Sources: Tim Seldin- International Montessori Council- Anne Burke Neubert, in A Way Of Learning (1973), listed the following elements in the special role of the Montessori teacher

September 20th, 2016

Posted In: Uncategorized

Separation Anxiety Tips for Preschoolers, Toddlers, and Their Parents

sep-anxIt’s the night before your child’s first day of preschool, you have picked out their uniform, undergarments, socks, and shoes. You are getting ready to tuck them in, read them a bed time story and kiss them goodnight. You are going through the motions just like every other night, however tonight you have a knot in your stomach and your mind is going a million miles a second thinking, “I hope my baby doesn’t cry all day,” “I hope I don’t cry,” “I hope they have a good day,” “I hope they make lots of friends,” “I hope their teacher is nice,” and “I hope they know I will come back for them.” These thoughts are perfectly normal and educating yourself and your child will make a world of difference to ease your “parenting” mind.

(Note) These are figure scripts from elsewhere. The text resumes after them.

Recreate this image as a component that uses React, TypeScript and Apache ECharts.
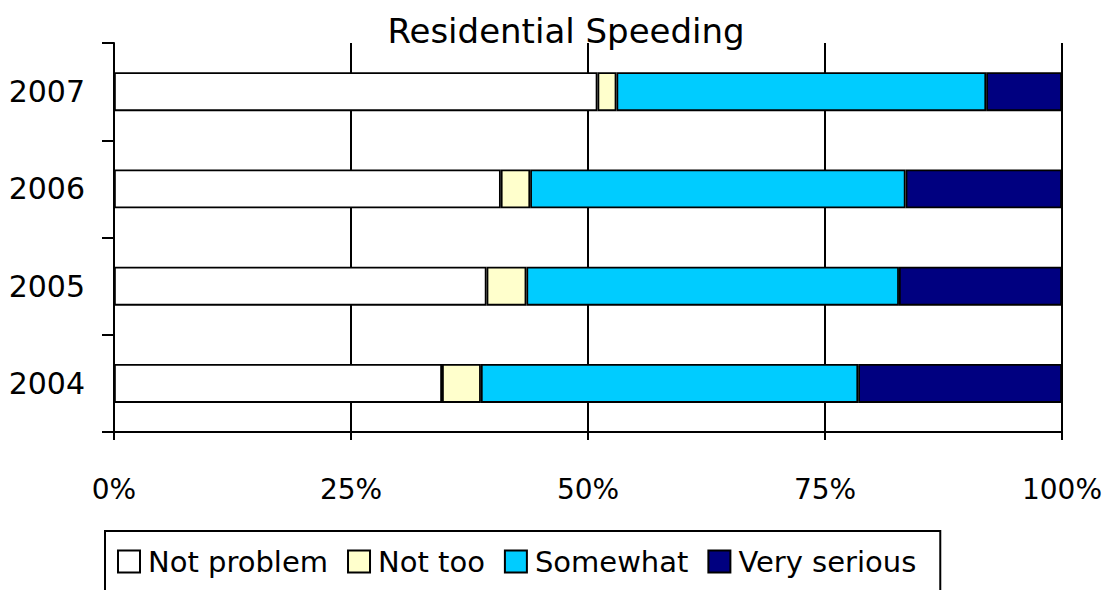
import React, { useEffect, useRef } from "react";
import * as echarts from "echarts";

const years = ["2004", "2005", "2006", "2007"];
const notProblem = [34.6, 39.3, 40.8, 51.0];
const notToo = [4.1, 4.2, 3.1, 2.0];
const somewhat = [39.8, 39.3, 39.6, 39.0];
const verySerious = [21.5, 17.2, 16.5, 8.0];
const xTicks = [0, 25, 50, 75, 100];

const FONT = "'Comic Sans MS', 'DejaVu Sans', sans-serif";

export default function App() {
  const ref = useRef<HTMLDivElement>(null);
  useEffect(() => {
    const chart = echarts.init(ref.current!, null, { renderer: "svg" });
    const mk = (name: string, data: number[], color: string) => ({
      name,
      type: "bar",
      stack: "total",
      data,
      barWidth: 39,
      itemStyle: { color, borderColor: "#000", borderWidth: 1.8 },
    });
    chart.setOption({
      animation: false,
      backgroundColor: "#fff",
      textStyle: { fontFamily: FONT, color: "#000" },
      title: {
        text: "Residential Speeding",
        left: 561,
        textAlign: "center",
        top: 9,
        textStyle: { fontFamily: FONT, fontSize: 34, fontWeight: "normal", color: "#000" },
      },
      grid: { left: 114, right: 44, top: 43, bottom: 158, containLabel: false },
      xAxis: {
        type: "value",
        min: xTicks[0],
        max: xTicks[xTicks.length - 1],
        interval: 25,
        axisLine: { show: true, lineStyle: { color: "#000", width: 2 } },
        axisTick: { show: true, length: 8, lineStyle: { color: "#000", width: 2 } },
        splitLine: { show: true, lineStyle: { color: "#000", width: 2 } },
        axisLabel: { formatter: "{value}%", fontSize: 28, fontFamily: FONT, color: "#000", margin: 43 },
      },
      yAxis: {
        type: "category",
        data: years,
        axisLine: { show: true, lineStyle: { color: "#000", width: 2 } },
        axisTick: { show: true, length: 12, lineStyle: { color: "#000", width: 2 } },
        axisLabel: { fontSize: 30, fontFamily: FONT, color: "#000", margin: 29 },
        splitLine: { show: false },
      },
      legend: {
        left: 105,
        top: 531,
        padding: [16, 24, 30, 12],
        borderColor: "#000",
        borderWidth: 2,
        itemGap: 19,
        itemWidth: 22,
        itemHeight: 22,
        icon: "rect",
        itemStyle: { borderColor: "#000", borderWidth: 2 },
        textStyle: { fontFamily: FONT, fontSize: 29, color: "#000", padding: [0, 0, 0, 3] },
        data: ["Not problem", "Not too", "Somewhat", "Very serious"],
      },
      series: [
        mk("Not problem", notProblem, "#ffffff"),
        mk("Not too", notToo, "#ffffcc"),
        mk("Somewhat", somewhat, "#00ccff"),
        mk("Very serious", verySerious, "#000080"),
      ],
    });
    return () => chart.dispose();
  }, []);
  return <div ref={ref} style={{ width: 1106, height: 590, position: "absolute", left: 0, top: 0 }} />;
}
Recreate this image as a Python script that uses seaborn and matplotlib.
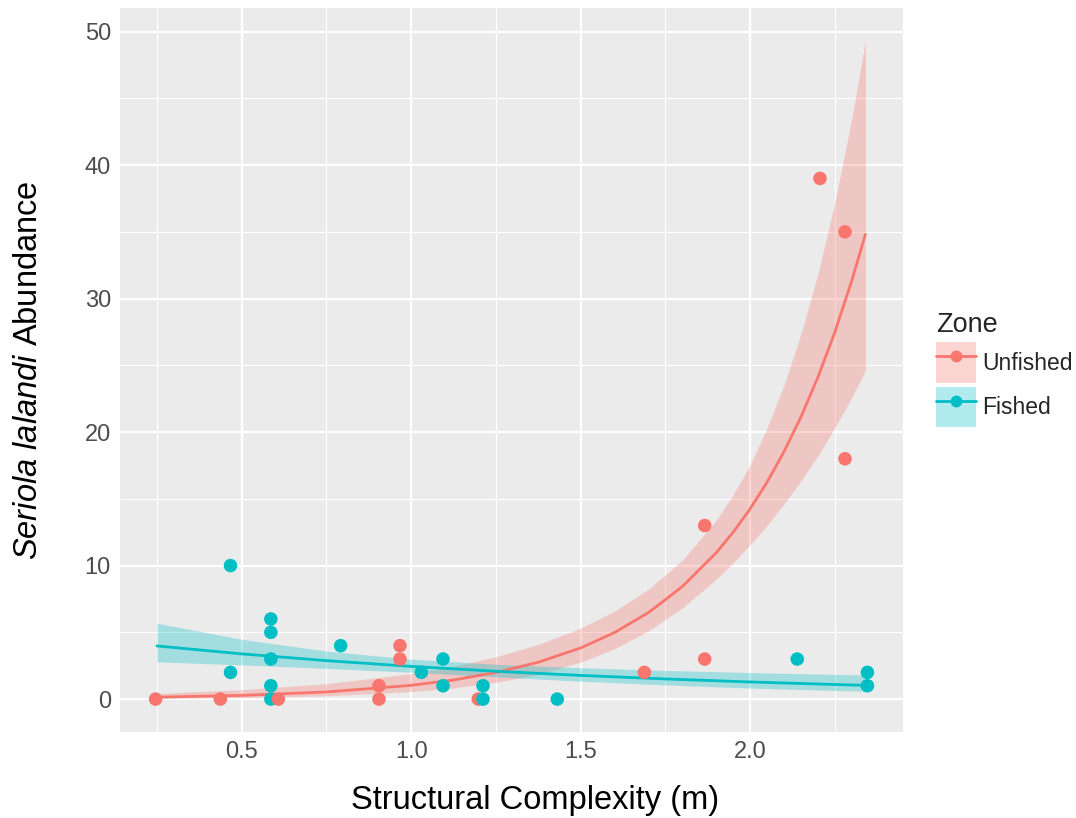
import numpy as np
import pandas as pd
import matplotlib
matplotlib.use("Agg")
import matplotlib.pyplot as plt
from matplotlib.patches import Patch
from matplotlib.lines import Line2D
from matplotlib.legend_handler import HandlerTuple
from matplotlib.ticker import MultipleLocator
import seaborn as sns

# ---- points ----
unfished_x = [0.246, 0.437, 0.608, 0.905, 0.905, 0.967, 0.967, 1.198, 1.688,
              1.866, 1.866, 2.206, 2.280, 2.280]
unfished_y = [0, 0, 0, 0, 1, 3, 4, 0, 2, 3, 13, 39, 35, 18]
fished_x = [0.467, 0.467, 0.586, 0.586, 0.586, 0.586, 0.586, 0.792, 1.030,
            1.094, 1.094, 1.212, 1.212, 1.431, 2.139, 2.346, 2.346]
fished_y = [10, 2, 6, 5, 3, 1, 0, 4, 2, 3, 1, 1, 0, 0, 3, 2, 1]

# ---- fitted curves and confidence bands ----
unfished_fit_x = [0.25, 0.5, 0.75, 1.0, 1.125, 1.25, 1.375, 1.5, 1.6, 1.7, 1.8,
                  1.9, 1.95, 2.0, 2.05, 2.1, 2.15, 2.2, 2.25, 2.3, 2.34]
unfished_fit = [0.144, 0.277, 0.534, 1.03, 1.431, 1.99, 2.760, 3.83, 4.984,
                6.481, 8.428, 10.96, 12.50, 14.25, 16.25, 18.54, 21.14, 24.11,
                27.49, 31.35, 34.8]
unfished_lo = [0.049, 0.109, 0.247, 0.556, 0.833, 1.25, 1.860, 2.76, 3.771,
               5.107, 6.830, 8.973, 10.21, 11.55, 13.01, 14.61, 16.34, 18.24,
               20.32, 22.60, 24.6]
unfished_hi = [0.427, 0.701, 1.156, 1.909, 2.457, 3.17, 4.096, 5.31, 6.587,
               8.225, 10.40, 13.39, 15.31, 17.58, 20.30, 23.53, 27.35, 31.87,
               37.20, 43.50, 49.3]
fished_fit_x = [0.25, 0.5, 0.75, 1.0, 1.25, 1.5, 1.75, 2.0, 2.25, 2.34]
fished_fit = [3.98, 3.386, 2.880, 2.450, 2.084, 1.773, 1.508, 1.283, 1.091, 1.029]
fished_lo = [2.79, 2.56, 2.30, 2.01, 1.667, 1.34, 1.057, 0.827, 0.644, 0.587]
fished_hi = [5.68, 4.48, 3.60, 2.99, 2.61, 2.35, 2.15, 1.99, 1.85, 1.80]

zones = ["Unfished", "Fished"]
colors = ["#F8766D", "#00BFC4"]
x_ticks = [0.5, 1.0, 1.5, 2.0]
y_ticks = [0, 10, 20, 30, 40, 50]

df = pd.concat([
    pd.DataFrame({"x": unfished_x, "y": unfished_y, "Zone": "Unfished"}),
    pd.DataFrame({"x": fished_x, "y": fished_y, "Zone": "Fished"}),
]).sort_values("x", kind="stable").reset_index(drop=True)

curves = pd.concat([
    pd.DataFrame({"x": unfished_fit_x, "fit": unfished_fit, "lo": unfished_lo,
                  "hi": unfished_hi, "Zone": "Unfished"}),
    pd.DataFrame({"x": fished_fit_x, "fit": fished_fit, "lo": fished_lo,
                  "hi": fished_hi, "Zone": "Fished"}),
]).reset_index(drop=True)

sns.set_theme(style="darkgrid")
plt.rcParams["font.family"] = ["Liberation Sans", "DejaVu Sans"]
plt.rcParams["mathtext.fontset"] = "custom"
plt.rcParams["mathtext.it"] = "Liberation Sans:italic"
plt.rcParams["mathtext.rm"] = "Liberation Sans"

fig = plt.figure(figsize=(10.76, 8.18), dpi=100)
ax = fig.add_axes([120 / 1076, 1 - 732 / 818, (903 - 120) / 1076, (732 - 8) / 818])
ax.set_facecolor("#EBEBEB")
fig.patch.set_facecolor("white")

for zone, c in zip(zones, colors):
    sub = curves[curves["Zone"] == zone]
    ax.fill_between(sub["x"], sub["lo"], sub["hi"], color=c, alpha=0.3,
                    linewidth=0, zorder=2)
    sns.lineplot(data=sub, x="x", y="fit", color=c, linewidth=2.0, ax=ax,
                 zorder=3, sort=False)

sns.scatterplot(data=df, x="x", y="y", hue="Zone", hue_order=zones,
                palette=colors, s=95, linewidth=0, alpha=1, ax=ax,
                legend=False, zorder=4)

# ggplot-like 5% expansion of the data range
ymax_all = max(curves["hi"].max(), df["y"].max())
ymin_all = min(curves["lo"].min(), df["y"].min())
yr = ymax_all - ymin_all
ax.set_ylim(ymin_all - 0.05 * yr, ymax_all + 0.05 * yr)
xmin = min(df["x"].min(), curves["x"].min())
xmax = max(df["x"].max(), curves["x"].max())
xr = xmax - xmin
ax.set_xlim(xmin - 0.05 * xr, xmax + 0.05 * xr)

ax.set_xticks(x_ticks)
ax.set_xticklabels([f"{v:.1f}" for v in x_ticks])
ax.set_yticks(y_ticks)
ax.set_yticklabels([str(v) for v in y_ticks])
ax.xaxis.set_minor_locator(MultipleLocator(0.25))
ax.yaxis.set_minor_locator(MultipleLocator(5))
ax.grid(which="major", color="white", linewidth=1.6)
ax.grid(which="minor", color="white", linewidth=0.8)
ax.set_axisbelow(True)
for s in ax.spines.values():
    s.set_visible(False)
ax.tick_params(axis="both", which="major", length=5, width=1.3, color="#333333",
               labelsize=17, labelcolor="#4D4D4D", pad=1.5)
ax.tick_params(axis="both", which="minor", length=0)

ax.set_xlabel("Structural Complexity (m)", fontsize=23.5, color="black")
ax.xaxis.set_label_coords((535 - 120) / 783, -(800 - 732) / 724)
ax.xaxis.label.set_va("center")
ax.set_ylabel(r"$\it{Seriola\ lalandi}$ Abundance", fontsize=23.5, color="black")
ax.yaxis.set_label_coords(-(120 - 29) / 783, 0.5)
ax.yaxis.label.set_va("center")

handles = []
for c in colors:
    patch = Patch(facecolor=c, alpha=0.3, edgecolor="none")
    line = Line2D([], [], color=c, linewidth=2.0, marker="o", markersize=8.5,
                  markeredgewidth=0)
    handles.append((patch, line))
leg = fig.legend(handles, zones,
                 handler_map={tuple: HandlerTuple(ndivide=1, pad=0)},
                 loc="upper left", bbox_to_anchor=(936 / 1076, 1 - 312 / 818),
                 frameon=False, fontsize=16.5, title="Zone", title_fontsize=19.5,
                 handlelength=1.75, handleheight=2.35, handletextpad=0.25,
                 labelspacing=0.18, alignment="left", borderaxespad=0,
                 borderpad=0)

fig.savefig("out.png", dpi=100)
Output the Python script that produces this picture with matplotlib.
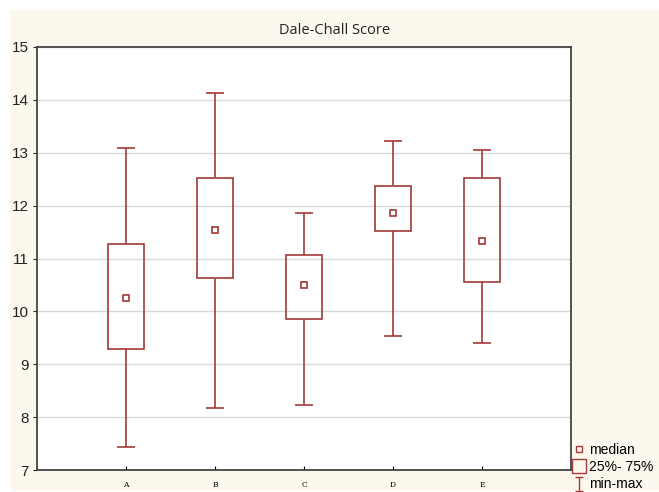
import numpy as np
import matplotlib.pyplot as plt
from matplotlib.lines import Line2D
from matplotlib.patches import Rectangle
from matplotlib.path import Path

groups = ['A', 'B', 'C', 'D', 'E']
vmin = [7.43, 8.18, 8.23, 9.54, 9.40]
q1 = [9.29, 10.64, 9.86, 11.52, 10.55]
median = [10.26, 11.54, 10.49, 11.86, 11.33]
q3 = [11.27, 12.53, 11.07, 12.38, 12.53]
vmax = [13.09, 14.13, 11.86, 13.23, 13.06]

red = '#a33a3a'

fig = plt.figure(figsize=(6.59, 4.92), dpi=100, facecolor='white')
fig.patches.append(Rectangle((10 / 659, 1 / 492), 1 - 10 / 659, 1 - 11 / 492,
                             transform=fig.transFigure, facecolor='#fdf8ee',
                             edgecolor='none', zorder=-10))

ax = fig.add_axes([37 / 659, 1 - 470 / 492, 534 / 659, 423 / 492])
ax.set_facecolor('white')

x = np.arange(1, len(groups) + 1)
ax.bar(x, np.array(q3) - np.array(q1), bottom=q1, width=0.4, fill=False,
       edgecolor=red, linewidth=1.2, zorder=3)
ax.vlines(x, vmin, q1, color=red, linewidth=1.2, zorder=3)
ax.vlines(x, q3, vmax, color=red, linewidth=1.2, zorder=3)
ax.hlines(vmin, x - 0.1, x + 0.1, color=red, linewidth=1.2, zorder=3)
ax.hlines(vmax, x - 0.1, x + 0.1, color=red, linewidth=1.2, zorder=3)
ax.plot(x, median, 's', ms=5, mfc='white', mec=red, mew=1.2, zorder=4)

ax.set_xlim(0, 6)
ax.set_ylim(7, 15)
ax.set_xticks(x)
ax.set_xticklabels(groups, family='DejaVu Serif', fontsize=5.5)
ax.set_yticks(range(7, 16))
ax.set_yticklabels([str(v) for v in range(7, 16)], family='Liberation Sans', fontsize=11)
ax.tick_params(axis='y', length=3, width=0.8, pad=3, colors='#222222')
ax.tick_params(axis='x', direction='in', length=3, width=0.8, pad=8)
ax.yaxis.grid(True, color='#d8d8d8', linewidth=1)
ax.set_axisbelow(True)
for s in ax.spines.values():
    s.set_color('#444444')
    s.set_linewidth(1.3)

fig.text(335 / 659, 1 - 30 / 492, 'Dale-Chall Score', ha='center', va='center',
         fontsize=10.5, family='Open Sans', color='#222222')

minmax = Path([(0, -1), (0, 1), (-0.6, 1), (0.6, 1), (-0.6, -1), (0.6, -1)],
              [Path.MOVETO, Path.LINETO, Path.MOVETO, Path.LINETO, Path.MOVETO, Path.LINETO])
handles = [
    Line2D([], [], ls='none', marker='s', ms=5, mfc='none', mec=red, mew=1.0),
    Line2D([], [], ls='none', marker='s', ms=10, mfc='none', mec=red, mew=1.0),
    Line2D([], [], ls='none', marker=minmax, ms=10, mfc='none', mec=red, mew=1.0),
]
fig.legend(handles, ['median', '25%- 75%', 'min-max'], loc='center left',
           bbox_to_anchor=(564 / 659, 1 - 467 / 492), frameon=False,
           prop={'family': 'Liberation Sans', 'size': 10},
           handlelength=0.8, handletextpad=0.3, labelspacing=0.25, borderpad=0.2)

fig.savefig('out.png', dpi=100, facecolor=fig.get_facecolor())
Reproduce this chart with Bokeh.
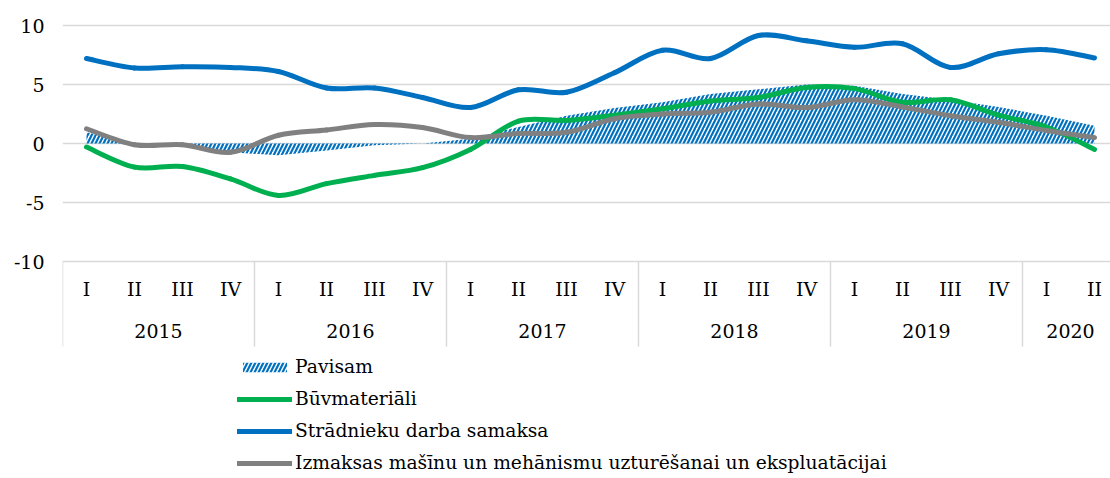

Separation anxiety is often caused by the fear of the unknown. The first few weeks of a Montessori preschool are always a time of adjustment, not only for the child, but also, for the parents and teachers. Saying “Good-Bye” to your child can be heart wrenching for both of you. Children tend to feed off our anxieties. Try your best to be strong and positive. Montessori teachers and parents have come together to help us “New” Montessori parents out there with a few tips to help ease the transition into preschool for you and your child.

  • Make Your Good-Bye’s Prompt and Positive: As a parent, the best thing you can do is give your child a kiss and hug, say “I Love You” and assure them you will be back to pick them up.
  • Have a Good-Bye Routine: You should try to have a steady routine in the morning. Montessori parents who establish a consistent goodbye routine usually have better luck with successful goodbyes.
  • Make a “Comfort Bag”: A comfort bag consists of a few items from home that will remind your child of home and will offer comfort during anxious times. Some items to include would be family photos, a favorite book, a stuffed animal, a favorite small blanket, etc.
  • Trust Your Child’s Teacher: Montessori Preschool teachers have made it their priority and profession to teach. They love children and have a special place in their heart along with extensive training to help ease your child into the new classroom, as well as creative strategies specifically designed to help children with separation anxiety. It is very important to communicate with your child’s teacher. You can always ask your child’s Montessori teacher to step in to help with goodbye’s when you give them a sign that you are ready to go.
  • Acknowledge Your Child’s Feelings: It is so very important to understand and acknowledge your child’s feelings. Let them know that it’s okay to be sad when you leave but remind them they will have a GREAT DAY and you will be back soon to hear all about the fun things they did. Learning to cope with sadness is an important learning process for your child.
  • Always Be on Time (My personal favorite): Children tend to become more anxious when being rushed. Giving yourself extra time in the morning will put you, in a calmer state of mind as well as allow your child the ability to mentally establish a routine without chaos, and lessen the chances of separation anxiety. It is also so important to set a pick up time and stick to it. If you are late, it can cause your child even more anxiety which can make the days to come more difficult.

Separation anxiety is a phase, and though it may be the most difficult thing you and your child have to go through, it is perfectly normal and this too shall pass. Good Luck Parents! Try to get a good night’s sleep, because when you pick your child up they will be talking to you all night long about how much they loved their day at their New Montessori Preschool.